* Problem statement: Quote exactly and only this range of lines in the data below: the line that holds "Output the Python" to the line that holds "0.094, 0.094, 0.094]", both included.

* Information shown:
*-*-*

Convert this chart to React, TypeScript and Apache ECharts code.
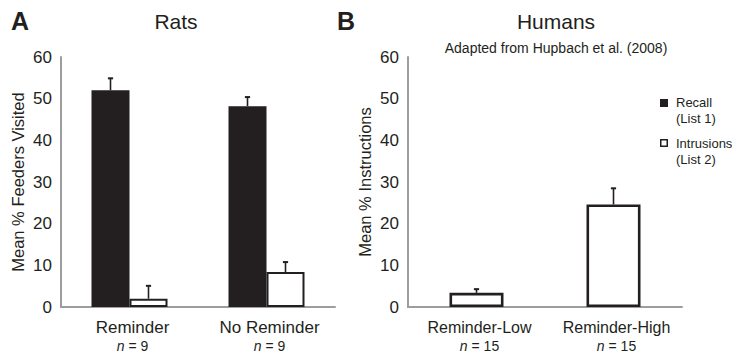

*-*-*

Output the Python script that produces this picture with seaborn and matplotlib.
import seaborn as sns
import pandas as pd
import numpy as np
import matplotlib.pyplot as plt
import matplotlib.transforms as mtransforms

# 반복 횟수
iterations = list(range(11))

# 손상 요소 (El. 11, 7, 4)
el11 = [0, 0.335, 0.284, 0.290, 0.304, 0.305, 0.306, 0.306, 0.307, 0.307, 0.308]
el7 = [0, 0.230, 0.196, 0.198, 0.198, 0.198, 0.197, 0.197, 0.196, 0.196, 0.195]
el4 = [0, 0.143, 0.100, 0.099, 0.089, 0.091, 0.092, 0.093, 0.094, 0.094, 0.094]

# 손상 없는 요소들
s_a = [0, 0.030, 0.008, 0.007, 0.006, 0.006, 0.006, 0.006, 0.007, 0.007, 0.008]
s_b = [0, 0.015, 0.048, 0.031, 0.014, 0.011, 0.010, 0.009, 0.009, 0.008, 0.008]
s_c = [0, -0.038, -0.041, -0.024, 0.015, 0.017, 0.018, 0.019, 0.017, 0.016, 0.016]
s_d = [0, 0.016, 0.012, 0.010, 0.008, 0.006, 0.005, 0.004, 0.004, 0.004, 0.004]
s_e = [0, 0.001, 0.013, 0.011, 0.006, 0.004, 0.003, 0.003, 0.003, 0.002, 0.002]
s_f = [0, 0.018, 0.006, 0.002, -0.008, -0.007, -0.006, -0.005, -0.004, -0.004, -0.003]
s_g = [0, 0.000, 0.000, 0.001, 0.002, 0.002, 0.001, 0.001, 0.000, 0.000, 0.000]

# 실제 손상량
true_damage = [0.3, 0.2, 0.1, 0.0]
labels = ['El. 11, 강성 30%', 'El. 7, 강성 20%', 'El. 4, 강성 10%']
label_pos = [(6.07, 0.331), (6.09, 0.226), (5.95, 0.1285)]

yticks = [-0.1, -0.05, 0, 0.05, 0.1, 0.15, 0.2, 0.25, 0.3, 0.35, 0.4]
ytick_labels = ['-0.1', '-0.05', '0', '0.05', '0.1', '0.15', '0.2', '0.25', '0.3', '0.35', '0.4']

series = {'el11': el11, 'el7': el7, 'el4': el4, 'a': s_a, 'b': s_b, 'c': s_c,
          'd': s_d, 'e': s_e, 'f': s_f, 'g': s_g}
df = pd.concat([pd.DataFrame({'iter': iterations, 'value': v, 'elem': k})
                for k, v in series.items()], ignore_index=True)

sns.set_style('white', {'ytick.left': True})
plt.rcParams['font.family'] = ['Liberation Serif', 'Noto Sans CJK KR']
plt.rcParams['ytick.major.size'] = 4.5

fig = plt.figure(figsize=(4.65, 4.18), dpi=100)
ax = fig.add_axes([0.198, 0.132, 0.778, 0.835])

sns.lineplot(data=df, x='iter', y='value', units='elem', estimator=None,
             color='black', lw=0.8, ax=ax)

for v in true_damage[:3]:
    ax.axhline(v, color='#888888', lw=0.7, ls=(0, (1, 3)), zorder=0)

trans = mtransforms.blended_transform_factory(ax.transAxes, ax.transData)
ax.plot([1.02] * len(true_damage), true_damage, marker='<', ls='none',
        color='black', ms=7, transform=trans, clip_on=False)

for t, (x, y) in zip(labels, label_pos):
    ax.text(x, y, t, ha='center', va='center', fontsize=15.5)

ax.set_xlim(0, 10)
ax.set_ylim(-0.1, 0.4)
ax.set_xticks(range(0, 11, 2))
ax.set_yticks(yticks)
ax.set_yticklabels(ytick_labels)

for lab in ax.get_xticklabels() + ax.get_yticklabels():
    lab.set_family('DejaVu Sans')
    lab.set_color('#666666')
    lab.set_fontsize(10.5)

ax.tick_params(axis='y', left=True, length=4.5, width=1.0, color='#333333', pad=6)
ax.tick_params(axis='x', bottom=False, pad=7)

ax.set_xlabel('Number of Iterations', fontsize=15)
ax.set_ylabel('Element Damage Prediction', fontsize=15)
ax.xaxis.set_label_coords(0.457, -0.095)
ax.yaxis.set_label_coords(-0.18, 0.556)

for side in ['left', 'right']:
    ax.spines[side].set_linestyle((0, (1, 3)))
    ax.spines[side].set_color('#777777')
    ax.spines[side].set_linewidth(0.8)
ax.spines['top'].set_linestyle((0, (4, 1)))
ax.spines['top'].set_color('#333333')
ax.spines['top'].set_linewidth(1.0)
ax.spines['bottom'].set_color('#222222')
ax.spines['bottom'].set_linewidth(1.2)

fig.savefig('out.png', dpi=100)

*-*-*

* Output of the task:
Output the Python script that produces this picture with seaborn and matplotlib.
import seaborn as sns
import pandas as pd
import numpy as np
import matplotlib.pyplot as plt
import matplotlib.transforms as mtransforms

# 반복 횟수
iterations = list(range(11))

# 손상 요소 (El. 11, 7, 4)
el11 = [0, 0.335, 0.284, 0.290, 0.304, 0.305, 0.306, 0.306, 0.307, 0.307, 0.308]
el7 = [0, 0.230, 0.196, 0.198, 0.198, 0.198, 0.197, 0.197, 0.196, 0.196, 0.195]
el4 = [0, 0.143, 0.100, 0.099, 0.089, 0.091, 0.092, 0.093, 0.094, 0.094, 0.094]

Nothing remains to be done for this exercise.